# The task
Retype nothing except the lines below from the one with "Write the D3.js code for this chart." through the one with "const categories = quarters.slice(0, 31);", exactly, with images left out.

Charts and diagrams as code
»»
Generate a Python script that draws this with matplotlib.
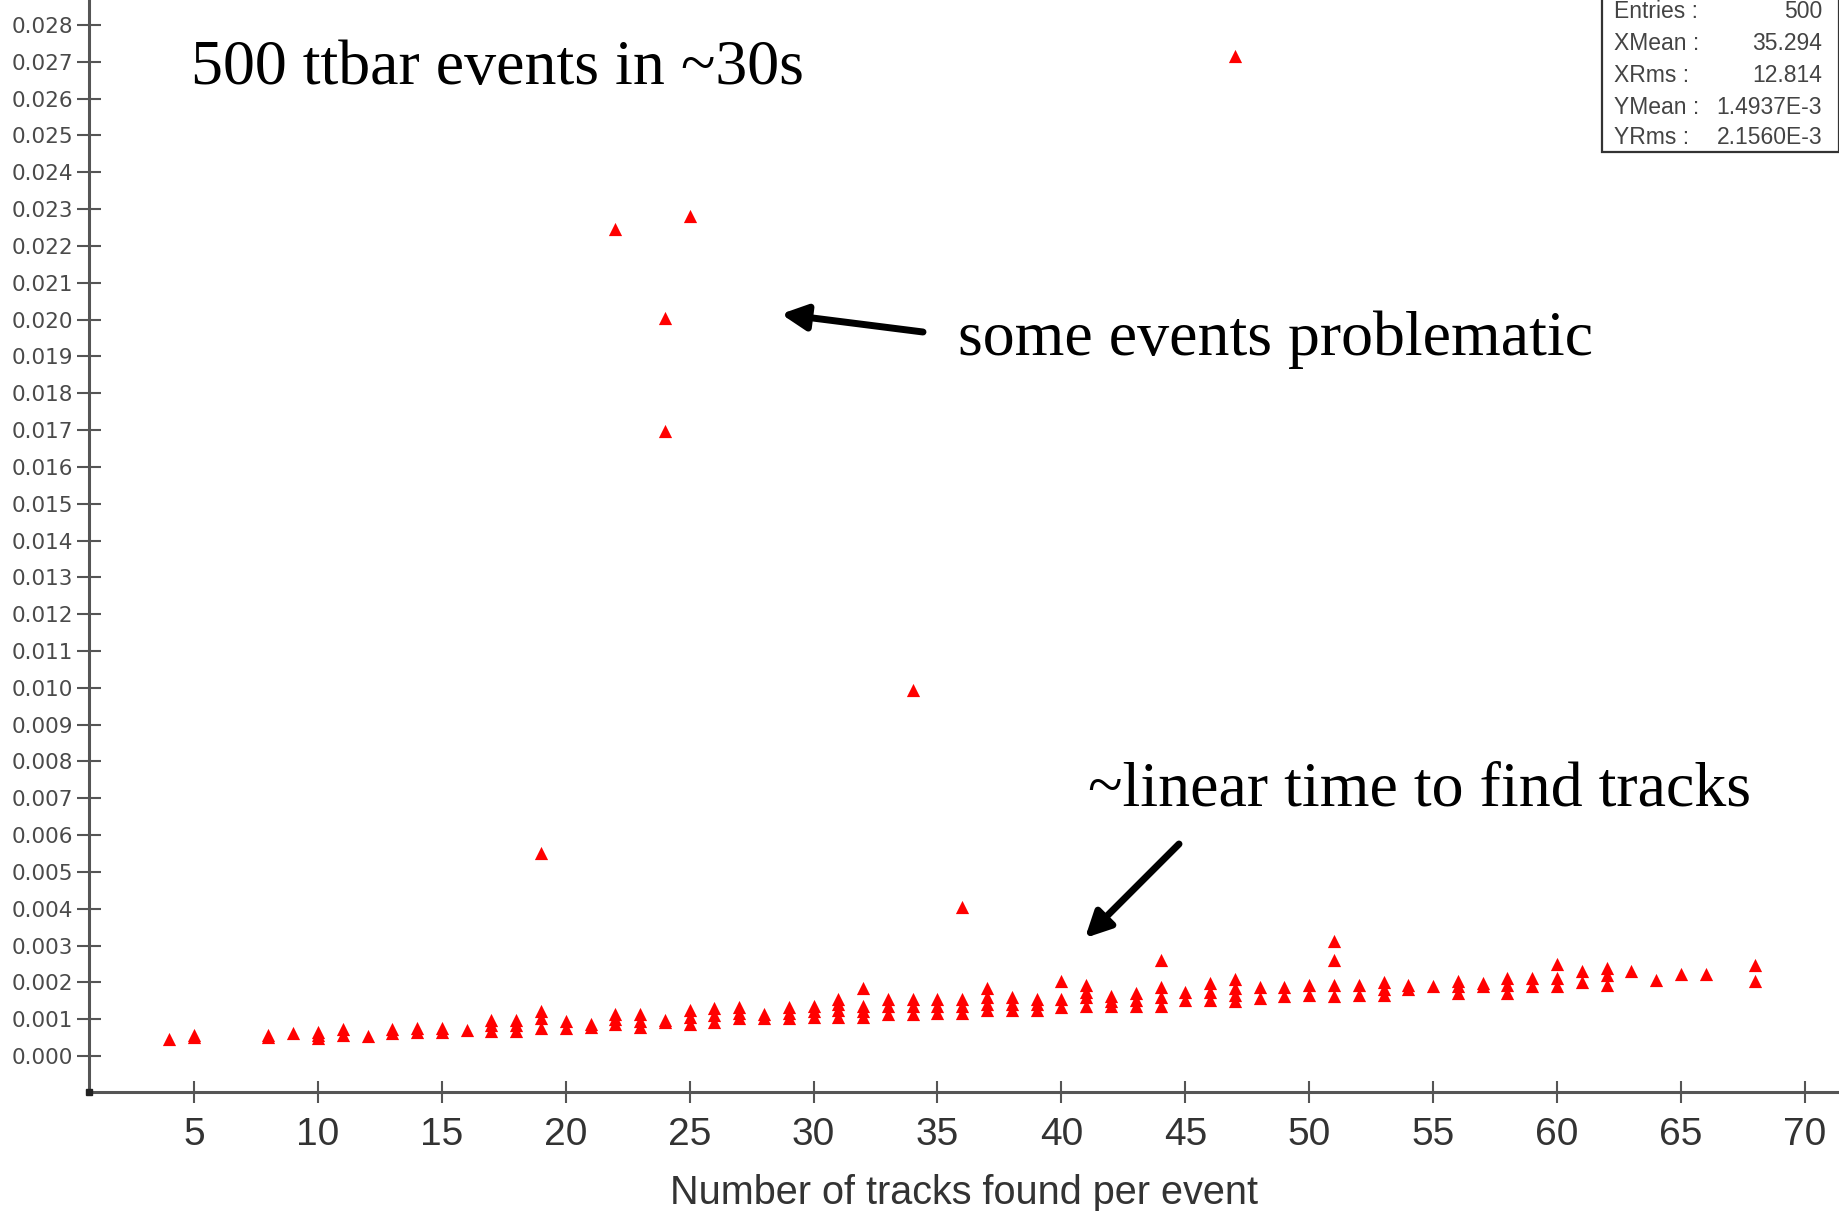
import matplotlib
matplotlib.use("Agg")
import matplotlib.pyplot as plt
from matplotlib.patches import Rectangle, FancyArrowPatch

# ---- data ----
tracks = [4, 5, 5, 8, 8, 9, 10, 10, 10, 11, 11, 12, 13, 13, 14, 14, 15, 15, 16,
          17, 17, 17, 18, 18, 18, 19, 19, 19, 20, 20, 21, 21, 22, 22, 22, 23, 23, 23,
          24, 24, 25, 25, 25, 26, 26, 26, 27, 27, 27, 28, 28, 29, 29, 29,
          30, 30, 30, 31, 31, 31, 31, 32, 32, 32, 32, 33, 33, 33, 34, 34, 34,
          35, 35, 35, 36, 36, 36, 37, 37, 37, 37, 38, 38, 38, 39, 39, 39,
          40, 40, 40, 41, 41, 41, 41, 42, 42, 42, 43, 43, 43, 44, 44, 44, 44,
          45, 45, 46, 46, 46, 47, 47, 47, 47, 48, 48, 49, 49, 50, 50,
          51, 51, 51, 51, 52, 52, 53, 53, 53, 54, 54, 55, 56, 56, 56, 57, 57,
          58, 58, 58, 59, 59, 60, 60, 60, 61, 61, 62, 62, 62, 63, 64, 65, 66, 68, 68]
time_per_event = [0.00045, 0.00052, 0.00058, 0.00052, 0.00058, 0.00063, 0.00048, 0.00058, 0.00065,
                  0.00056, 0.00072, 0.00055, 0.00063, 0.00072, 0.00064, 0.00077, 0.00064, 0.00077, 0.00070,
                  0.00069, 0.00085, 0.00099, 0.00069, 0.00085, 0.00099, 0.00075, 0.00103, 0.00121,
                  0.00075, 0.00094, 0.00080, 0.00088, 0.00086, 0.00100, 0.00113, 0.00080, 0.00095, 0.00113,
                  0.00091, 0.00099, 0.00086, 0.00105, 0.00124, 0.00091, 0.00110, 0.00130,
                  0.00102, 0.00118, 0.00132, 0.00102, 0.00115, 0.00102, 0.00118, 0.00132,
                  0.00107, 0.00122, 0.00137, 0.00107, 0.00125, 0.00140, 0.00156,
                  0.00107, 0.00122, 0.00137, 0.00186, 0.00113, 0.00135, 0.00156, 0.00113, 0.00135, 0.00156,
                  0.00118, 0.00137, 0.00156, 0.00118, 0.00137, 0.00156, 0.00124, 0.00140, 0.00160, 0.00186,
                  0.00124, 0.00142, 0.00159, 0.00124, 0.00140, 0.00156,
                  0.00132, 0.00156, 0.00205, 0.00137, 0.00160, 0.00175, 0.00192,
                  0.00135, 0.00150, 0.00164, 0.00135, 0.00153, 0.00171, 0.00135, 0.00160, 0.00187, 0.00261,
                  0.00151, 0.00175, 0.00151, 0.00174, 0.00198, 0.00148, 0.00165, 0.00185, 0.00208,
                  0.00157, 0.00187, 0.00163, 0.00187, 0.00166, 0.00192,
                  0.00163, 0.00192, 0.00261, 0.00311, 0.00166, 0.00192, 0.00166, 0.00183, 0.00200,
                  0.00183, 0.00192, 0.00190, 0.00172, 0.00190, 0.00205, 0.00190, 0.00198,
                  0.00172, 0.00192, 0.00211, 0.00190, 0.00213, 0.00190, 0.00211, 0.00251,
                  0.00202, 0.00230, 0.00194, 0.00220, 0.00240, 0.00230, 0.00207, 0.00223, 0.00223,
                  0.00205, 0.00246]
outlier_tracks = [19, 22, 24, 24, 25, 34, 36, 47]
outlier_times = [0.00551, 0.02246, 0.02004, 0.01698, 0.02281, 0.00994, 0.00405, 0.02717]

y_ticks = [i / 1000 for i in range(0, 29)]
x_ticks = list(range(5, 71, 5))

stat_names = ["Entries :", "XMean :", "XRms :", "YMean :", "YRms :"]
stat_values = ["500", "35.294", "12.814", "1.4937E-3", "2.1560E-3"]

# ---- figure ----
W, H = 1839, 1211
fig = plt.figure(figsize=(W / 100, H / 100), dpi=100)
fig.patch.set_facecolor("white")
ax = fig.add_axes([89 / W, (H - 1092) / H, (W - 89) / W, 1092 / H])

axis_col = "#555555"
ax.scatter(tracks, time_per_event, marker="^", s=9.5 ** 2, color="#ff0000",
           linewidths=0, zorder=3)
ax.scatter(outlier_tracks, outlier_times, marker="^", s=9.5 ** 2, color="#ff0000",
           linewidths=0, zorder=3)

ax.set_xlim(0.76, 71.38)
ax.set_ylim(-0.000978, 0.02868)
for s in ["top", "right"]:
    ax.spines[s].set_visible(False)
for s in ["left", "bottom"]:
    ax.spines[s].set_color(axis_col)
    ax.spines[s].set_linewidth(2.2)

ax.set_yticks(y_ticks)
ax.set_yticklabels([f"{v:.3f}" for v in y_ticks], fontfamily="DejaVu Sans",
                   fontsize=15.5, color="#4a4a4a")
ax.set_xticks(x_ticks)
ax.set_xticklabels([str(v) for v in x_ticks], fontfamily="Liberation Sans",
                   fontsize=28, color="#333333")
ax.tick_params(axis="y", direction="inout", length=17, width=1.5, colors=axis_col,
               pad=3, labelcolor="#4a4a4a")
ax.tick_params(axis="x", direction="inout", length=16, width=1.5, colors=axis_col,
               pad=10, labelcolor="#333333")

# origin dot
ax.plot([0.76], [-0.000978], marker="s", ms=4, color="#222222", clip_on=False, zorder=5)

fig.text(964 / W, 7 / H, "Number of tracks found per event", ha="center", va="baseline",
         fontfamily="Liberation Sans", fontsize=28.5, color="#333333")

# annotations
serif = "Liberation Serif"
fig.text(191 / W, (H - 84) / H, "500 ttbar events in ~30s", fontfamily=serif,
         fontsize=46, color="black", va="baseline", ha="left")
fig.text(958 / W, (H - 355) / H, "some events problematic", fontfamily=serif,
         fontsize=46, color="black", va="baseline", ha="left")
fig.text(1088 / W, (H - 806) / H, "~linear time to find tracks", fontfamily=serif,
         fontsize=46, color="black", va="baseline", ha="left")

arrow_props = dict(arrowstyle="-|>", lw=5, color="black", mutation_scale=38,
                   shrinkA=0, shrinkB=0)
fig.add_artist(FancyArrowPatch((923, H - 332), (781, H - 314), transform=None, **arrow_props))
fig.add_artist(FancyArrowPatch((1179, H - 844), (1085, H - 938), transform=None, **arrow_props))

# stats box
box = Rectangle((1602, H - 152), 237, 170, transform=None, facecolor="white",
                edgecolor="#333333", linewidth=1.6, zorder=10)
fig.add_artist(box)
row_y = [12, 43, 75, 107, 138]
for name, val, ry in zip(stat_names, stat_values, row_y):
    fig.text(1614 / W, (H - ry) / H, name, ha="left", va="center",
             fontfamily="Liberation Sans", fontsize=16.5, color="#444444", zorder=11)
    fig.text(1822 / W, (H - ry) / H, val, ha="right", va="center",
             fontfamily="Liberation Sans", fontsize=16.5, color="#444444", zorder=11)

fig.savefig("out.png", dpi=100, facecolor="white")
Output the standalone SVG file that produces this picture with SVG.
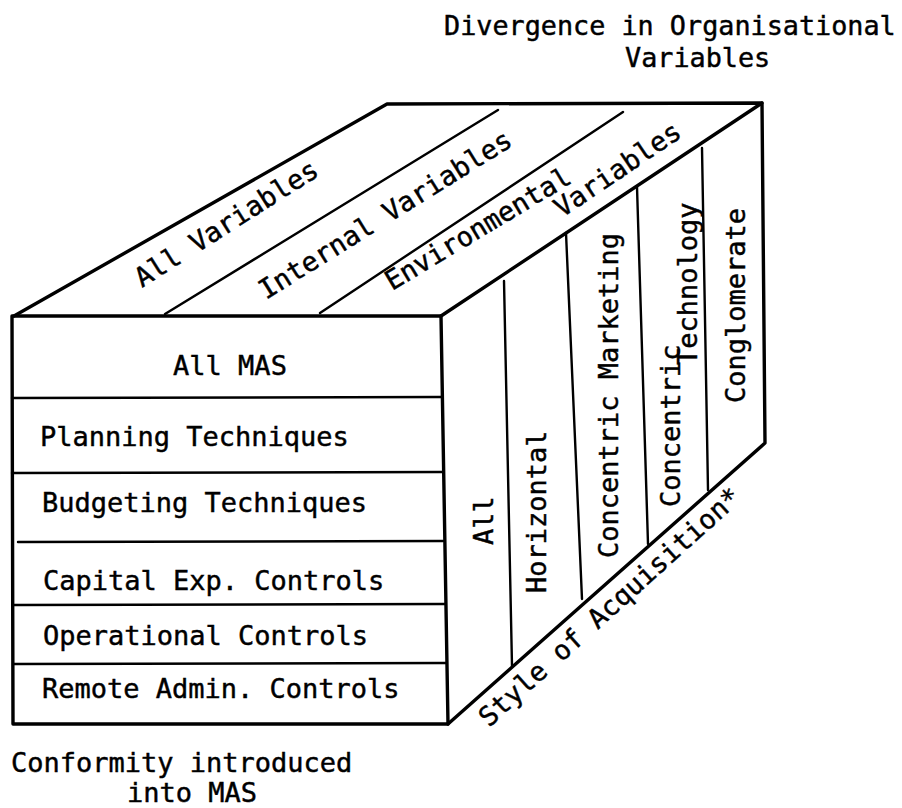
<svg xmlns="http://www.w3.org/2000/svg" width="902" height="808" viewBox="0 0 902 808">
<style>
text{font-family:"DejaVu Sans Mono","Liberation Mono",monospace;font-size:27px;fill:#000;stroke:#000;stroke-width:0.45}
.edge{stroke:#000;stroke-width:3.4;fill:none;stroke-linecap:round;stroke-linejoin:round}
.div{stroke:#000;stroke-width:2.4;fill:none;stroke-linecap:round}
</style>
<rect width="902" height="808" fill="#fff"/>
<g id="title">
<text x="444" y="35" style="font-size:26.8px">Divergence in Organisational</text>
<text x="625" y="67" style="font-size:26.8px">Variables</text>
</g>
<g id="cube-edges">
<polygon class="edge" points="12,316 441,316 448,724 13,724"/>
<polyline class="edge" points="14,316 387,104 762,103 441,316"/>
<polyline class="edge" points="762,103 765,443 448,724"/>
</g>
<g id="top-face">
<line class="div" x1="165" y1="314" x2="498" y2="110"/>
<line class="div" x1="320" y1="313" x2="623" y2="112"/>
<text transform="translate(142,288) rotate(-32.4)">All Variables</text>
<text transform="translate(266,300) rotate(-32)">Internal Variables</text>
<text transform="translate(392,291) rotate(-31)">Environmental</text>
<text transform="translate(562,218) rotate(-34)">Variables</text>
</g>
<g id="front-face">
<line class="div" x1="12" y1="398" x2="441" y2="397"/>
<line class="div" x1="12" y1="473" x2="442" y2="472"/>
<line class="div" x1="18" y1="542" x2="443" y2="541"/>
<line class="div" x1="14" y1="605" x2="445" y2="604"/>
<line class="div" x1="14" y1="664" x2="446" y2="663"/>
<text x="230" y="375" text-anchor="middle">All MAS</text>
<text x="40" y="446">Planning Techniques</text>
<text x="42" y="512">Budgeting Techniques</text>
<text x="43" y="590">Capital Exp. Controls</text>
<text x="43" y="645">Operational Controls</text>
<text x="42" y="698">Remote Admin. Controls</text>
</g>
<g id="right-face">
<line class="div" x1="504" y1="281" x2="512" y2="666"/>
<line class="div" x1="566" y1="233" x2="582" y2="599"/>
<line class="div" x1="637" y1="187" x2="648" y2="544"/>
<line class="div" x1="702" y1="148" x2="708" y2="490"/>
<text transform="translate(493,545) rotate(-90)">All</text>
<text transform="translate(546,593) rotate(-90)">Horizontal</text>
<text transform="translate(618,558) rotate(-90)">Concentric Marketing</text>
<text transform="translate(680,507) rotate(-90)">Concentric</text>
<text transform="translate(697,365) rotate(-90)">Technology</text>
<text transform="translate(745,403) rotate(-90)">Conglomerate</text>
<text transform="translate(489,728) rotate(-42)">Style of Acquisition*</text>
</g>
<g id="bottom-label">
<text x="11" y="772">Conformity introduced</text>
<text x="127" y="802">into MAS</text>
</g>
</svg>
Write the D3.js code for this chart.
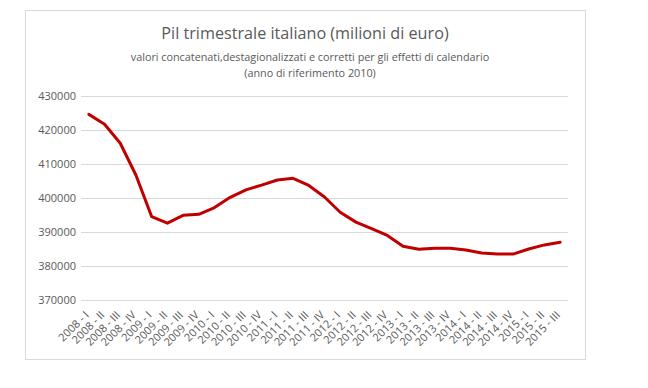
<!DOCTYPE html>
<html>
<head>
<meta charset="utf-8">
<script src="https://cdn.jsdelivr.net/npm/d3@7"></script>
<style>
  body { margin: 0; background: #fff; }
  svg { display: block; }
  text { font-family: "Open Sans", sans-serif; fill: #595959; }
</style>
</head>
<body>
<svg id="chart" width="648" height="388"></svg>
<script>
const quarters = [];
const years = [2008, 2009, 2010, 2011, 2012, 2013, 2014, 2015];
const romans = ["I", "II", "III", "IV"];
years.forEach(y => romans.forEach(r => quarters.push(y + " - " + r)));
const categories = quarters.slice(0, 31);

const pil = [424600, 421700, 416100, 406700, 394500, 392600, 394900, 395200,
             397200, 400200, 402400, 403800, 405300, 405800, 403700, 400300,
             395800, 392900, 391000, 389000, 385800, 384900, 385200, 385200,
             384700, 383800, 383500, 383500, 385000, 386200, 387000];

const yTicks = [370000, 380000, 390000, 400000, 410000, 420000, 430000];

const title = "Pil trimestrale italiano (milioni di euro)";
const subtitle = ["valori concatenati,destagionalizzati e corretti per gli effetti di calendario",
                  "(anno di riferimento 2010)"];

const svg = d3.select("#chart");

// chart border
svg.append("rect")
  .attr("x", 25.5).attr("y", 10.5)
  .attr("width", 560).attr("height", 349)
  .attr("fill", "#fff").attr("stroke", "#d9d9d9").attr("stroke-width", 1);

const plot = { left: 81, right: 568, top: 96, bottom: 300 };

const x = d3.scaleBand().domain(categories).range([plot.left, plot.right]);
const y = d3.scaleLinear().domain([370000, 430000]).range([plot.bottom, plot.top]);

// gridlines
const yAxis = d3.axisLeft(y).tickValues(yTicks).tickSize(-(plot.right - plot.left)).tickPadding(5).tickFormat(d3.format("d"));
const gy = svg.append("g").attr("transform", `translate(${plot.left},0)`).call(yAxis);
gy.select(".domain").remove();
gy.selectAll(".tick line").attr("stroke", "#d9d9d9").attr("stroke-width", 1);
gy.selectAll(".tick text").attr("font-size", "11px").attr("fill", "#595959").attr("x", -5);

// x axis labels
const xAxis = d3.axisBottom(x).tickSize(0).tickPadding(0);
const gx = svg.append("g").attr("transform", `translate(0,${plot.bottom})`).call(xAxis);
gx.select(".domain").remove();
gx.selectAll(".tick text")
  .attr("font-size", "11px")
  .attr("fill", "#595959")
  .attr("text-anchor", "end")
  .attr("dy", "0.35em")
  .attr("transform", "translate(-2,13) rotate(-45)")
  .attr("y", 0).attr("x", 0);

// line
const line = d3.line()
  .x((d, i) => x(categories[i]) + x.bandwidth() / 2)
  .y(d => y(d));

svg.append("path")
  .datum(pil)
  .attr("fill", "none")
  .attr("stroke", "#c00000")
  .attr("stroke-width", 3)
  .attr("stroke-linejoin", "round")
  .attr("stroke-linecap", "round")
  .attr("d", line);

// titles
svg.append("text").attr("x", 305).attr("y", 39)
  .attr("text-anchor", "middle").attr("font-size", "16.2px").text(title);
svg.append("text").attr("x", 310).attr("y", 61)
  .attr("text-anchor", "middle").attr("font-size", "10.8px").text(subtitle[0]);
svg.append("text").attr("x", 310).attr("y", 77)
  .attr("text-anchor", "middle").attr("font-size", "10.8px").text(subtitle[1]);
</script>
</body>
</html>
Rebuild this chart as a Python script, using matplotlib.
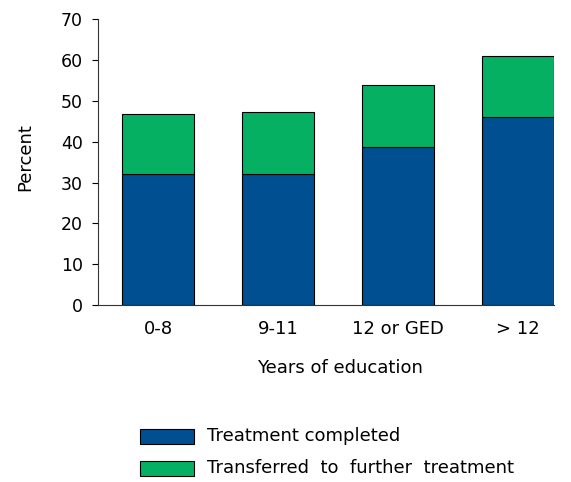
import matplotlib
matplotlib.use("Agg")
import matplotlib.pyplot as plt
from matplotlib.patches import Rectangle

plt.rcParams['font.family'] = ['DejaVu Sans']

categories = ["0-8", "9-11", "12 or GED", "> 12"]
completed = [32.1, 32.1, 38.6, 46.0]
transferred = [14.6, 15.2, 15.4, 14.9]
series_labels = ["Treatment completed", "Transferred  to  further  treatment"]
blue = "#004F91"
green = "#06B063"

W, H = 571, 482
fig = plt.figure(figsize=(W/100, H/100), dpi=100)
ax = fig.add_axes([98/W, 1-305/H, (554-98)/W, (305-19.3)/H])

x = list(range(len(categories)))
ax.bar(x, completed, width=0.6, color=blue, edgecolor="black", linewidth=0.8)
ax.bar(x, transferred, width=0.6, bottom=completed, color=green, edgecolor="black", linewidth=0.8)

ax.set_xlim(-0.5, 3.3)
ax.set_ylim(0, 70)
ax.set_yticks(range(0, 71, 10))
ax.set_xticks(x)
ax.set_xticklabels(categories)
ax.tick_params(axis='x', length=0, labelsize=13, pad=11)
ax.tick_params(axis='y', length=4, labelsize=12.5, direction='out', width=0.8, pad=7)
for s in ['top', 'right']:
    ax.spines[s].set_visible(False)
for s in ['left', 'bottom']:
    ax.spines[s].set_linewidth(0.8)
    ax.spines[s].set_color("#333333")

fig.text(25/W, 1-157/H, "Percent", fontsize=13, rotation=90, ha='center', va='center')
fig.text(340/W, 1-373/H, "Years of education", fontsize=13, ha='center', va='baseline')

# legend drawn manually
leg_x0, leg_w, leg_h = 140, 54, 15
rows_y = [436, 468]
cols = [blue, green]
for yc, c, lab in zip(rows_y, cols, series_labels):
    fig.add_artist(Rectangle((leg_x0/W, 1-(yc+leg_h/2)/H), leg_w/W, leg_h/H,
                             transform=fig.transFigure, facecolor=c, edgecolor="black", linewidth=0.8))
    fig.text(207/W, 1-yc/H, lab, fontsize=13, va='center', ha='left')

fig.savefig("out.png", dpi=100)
««
# Full response
Write the D3.js code for this chart.
<!DOCTYPE html>
<html>
<head>
<meta charset="utf-8">
<script src="https://cdn.jsdelivr.net/npm/d3@7"></script>
<style>
  body { margin: 0; background: #fff; }
  svg { display: block; }
  text { font-family: "Open Sans", sans-serif; fill: #595959; }
</style>
</head>
<body>
<svg id="chart" width="648" height="388"></svg>
<script>
const quarters = [];
const years = [2008, 2009, 2010, 2011, 2012, 2013, 2014, 2015];
const romans = ["I", "II", "III", "IV"];
years.forEach(y => romans.forEach(r => quarters.push(y + " - " + r)));
const categories = quarters.slice(0, 31);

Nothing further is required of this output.